Master's in economic development
What I understand by decolonisation in the university is that we're trying to push forward the transformation ideal. Bringing it back to UCT, it's about freeing the students from this system, if you can call it that. It's about pushing forward transformation, making sure everybody feels included, everybody is heard, and that everybody feels like they could be heard if they had something to say.
Obviously you have to start at the top, I would say, for instance, Senate and the university Council - which I had no idea about before Rhodes Must Fall - have now been brought to light; and I think it's important that we transform from the highest point, which makes it easier to have that trickle-down effect.
It's also important to have transformation in the faculty, because those are the faces you see when you come to school. I studied my undergrad in politics, philosophy and economics. I haven't had a single black female lecturer in my entire career here.

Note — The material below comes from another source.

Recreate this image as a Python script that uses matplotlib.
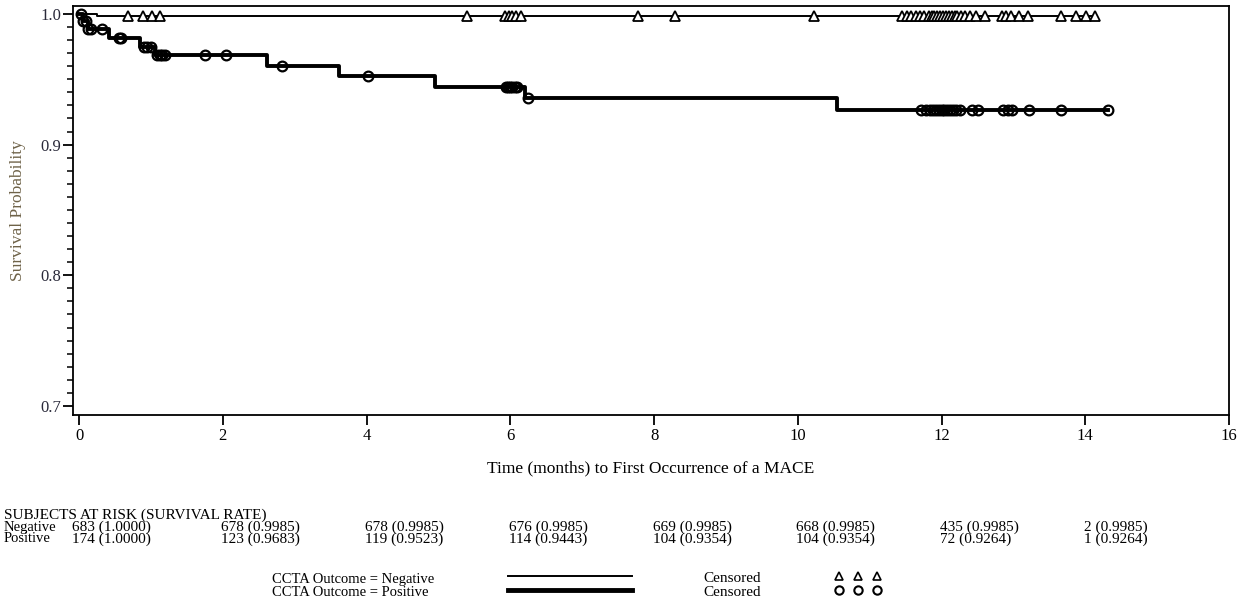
import numpy as np
import matplotlib
matplotlib.use("Agg")
import matplotlib.pyplot as plt
from matplotlib.lines import Line2D
from matplotlib.ticker import MultipleLocator

plt.rcParams['font.family'] = ['Liberation Serif', 'DejaVu Serif']

# Kaplan-Meier steps: (time in months, survival after the step)
neg_step_t = [0.0, 0.25]
neg_step_s = [1.0, 0.9985]
neg_end = 14.15
neg_cens = [0.68, 0.89, 1.02, 1.13, 5.40, 5.92, 5.98, 6.03, 6.08, 6.15, 7.78, 8.29, 10.22,
            11.45, 11.52, 11.58, 11.64, 11.70, 11.76, 11.82, 11.86, 11.90, 11.94, 11.98,
            12.02, 12.06, 12.10, 12.14, 12.18, 12.22, 12.27, 12.32, 12.40, 12.48, 12.60,
            12.84, 12.90, 12.96, 13.08, 13.20, 13.66, 13.87, 14.01, 14.13]

pos_step_t = [0.0, 0.05, 0.12, 0.42, 0.85, 1.05, 2.62, 3.62, 4.95, 6.20, 10.55]
pos_step_s = [1.0, 0.9943, 0.9885, 0.9815, 0.9748, 0.9683, 0.9603, 0.9523, 0.9443, 0.9354, 0.9264]
pos_end = 14.32
pos_cens = [0.03, 0.06, 0.09, 0.12, 0.16, 0.32, 0.55, 0.58, 0.90, 0.95, 1.00, 1.08, 1.12,
            1.16, 1.20, 1.75, 2.05, 2.82, 4.02, 5.94, 5.97, 6.00, 6.03, 6.06, 6.09, 6.25,
            11.72, 11.78, 11.84, 11.88, 11.92, 11.96, 12.00, 12.04, 12.08, 12.12, 12.16,
            12.20, 12.26, 12.42, 12.50, 12.86, 12.92, 12.98, 13.22, 13.66, 14.32]

# subjects at risk table
risk_times = [0, 2, 4, 6, 8, 10, 12, 14]
risk_neg = ["683 (1.0000)", "678 (0.9985)", "678 (0.9985)", "676 (0.9985)",
            "669 (0.9985)", "668 (0.9985)", "435 (0.9985)", "2 (0.9985)"]
risk_pos = ["174 (1.0000)", "123 (0.9683)", "119 (0.9523)", "114 (0.9443)",
            "104 (0.9354)", "104 (0.9354)", "72 (0.9264)", "1 (0.9264)"]


def surv_at(step_t, step_s, t):
    idx = np.searchsorted(step_t, t, side='right') - 1
    return np.asarray(step_s)[idx]


fig = plt.figure(figsize=(12.44, 6.09), dpi=100)
ax = fig.add_axes([0.0587, 0.3186, 0.9293, 0.6716])

# negative group: thin line, triangles
nt = list(neg_step_t) + [neg_end]
ns = list(neg_step_s) + [neg_step_s[-1]]
ax.step(nt, ns, where='post', color='black', lw=1.4)
ax.plot(neg_cens, surv_at(neg_step_t, neg_step_s, neg_cens), ls='none', marker='^',
        ms=6.5, mfc='white', mec='black', mew=1.3)

# positive group: thick line, circles
pt = list(pos_step_t) + [pos_end]
ps = list(pos_step_s) + [pos_step_s[-1]]
ax.step(pt, ps, where='post', color='black', lw=2.8)
ax.plot(pos_cens, surv_at(pos_step_t, pos_step_s, pos_cens), ls='none', marker='o',
        ms=7, mfc='none', mec='black', mew=1.6)

ax.set_xlim(-0.084, 16)
ax.set_ylim(0.6931, 1.0061)
ax.set_xticks(np.arange(0, 17, 2))
ax.set_yticks([0.7, 0.8, 0.9, 1.0])
ax.yaxis.set_minor_locator(MultipleLocator(0.01))
ax.set_yticklabels(['0.7', '0.8', '0.9', '1.0'])
ax.tick_params(axis='both', which='major', direction='out', length=7, width=1.3,
               labelsize=12)
ax.tick_params(axis='x', which='major', pad=2.5)
ax.tick_params(axis='y', which='major', pad=1.5)
ax.tick_params(axis='y', which='minor', direction='out', length=4, width=1.1)
ax.tick_params(axis='y', colors='black', labelcolor='#2a2a3a')
for sp in ax.spines.values():
    sp.set_linewidth(1.3)

ax.set_xlabel('Time (months) to First Occurrence of a MACE', fontsize=12.5, labelpad=12)
ax.set_ylabel('Survival Probability', fontsize=12.5, color='#6e6248', labelpad=10)

# at-risk table under the axis
tr = matplotlib.transforms.blended_transform_factory(ax.transData, fig.transFigure)
fs = 10.5
rows_y = [1 - 515 / 609, 1 - 527 / 609, 1 - 539 / 609]
fig.text(0.003, rows_y[0], 'SUBJECTS AT RISK (SURVIVAL RATE)', fontsize=fs + 0.5, va='center')
fig.text(0.003, rows_y[1], 'Negative', fontsize=fs, va='center')
fig.text(0.003, rows_y[2], 'Positive', fontsize=fs, va='center')
for t, a, b in zip(risk_times, risk_neg, risk_pos):
    x0 = t - 0.1 if t == 0 else t - 0.02
    ax.text(x0, rows_y[1], a, transform=tr, fontsize=fs + 0.5, va='center', clip_on=False)
    ax.text(x0, rows_y[2], b, transform=tr, fontsize=fs + 0.5, va='center', clip_on=False)

# legend
fsl = 10.5
y1 = 1 - 579 / 609
y2 = 1 - 592 / 609
fig.text(272 / 1244, y1, 'CCTA Outcome = Negative', fontsize=fsl, va='center')
fig.text(272 / 1244, y2, 'CCTA Outcome = Positive', fontsize=fsl, va='center')
fig.add_artist(Line2D([508 / 1244, 632 / 1244], [1 - 576 / 609] * 2, color='black', lw=1.4,
                      transform=fig.transFigure))
fig.add_artist(Line2D([508 / 1244, 632 / 1244], [1 - 590 / 609] * 2, color='black', lw=3.5,
                      transform=fig.transFigure))
fig.text(703 / 1244, y1, 'Censored', fontsize=fsl + 0.5, va='center')
fig.text(703 / 1244, y2, 'Censored', fontsize=fsl + 0.5, va='center')
mx = [839 / 1244, 858 / 1244, 877 / 1244]
fig.add_artist(Line2D(mx, [1 - 576 / 609] * 3, ls='none', marker='^', ms=6, mfc='white',
                      mec='black', mew=1.2, transform=fig.transFigure))
fig.add_artist(Line2D(mx, [1 - 590 / 609] * 3, ls='none', marker='o', ms=6, mfc='white',
                      mec='black', mew=1.5, transform=fig.transFigure))

fig.savefig('out.png', dpi=100)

From my first year in politics especially, you'd think they'd be more enlightened about our context; but I found that the curriculum focused a lot on Eurocentric concepts and theorists. It's unfortunate, because that's not to say that there aren't any African philosophers or theorists or political scientists. So it's curious to me as to why they aren't included in the syllabus.
Looking around for places to do my master's, I found that you actually have a better African studies department in the UK than at supposedly the best university in Africa! Why should I have to travel there to get a good education on Africa when I live in Africa? The curriculum is an important aspect.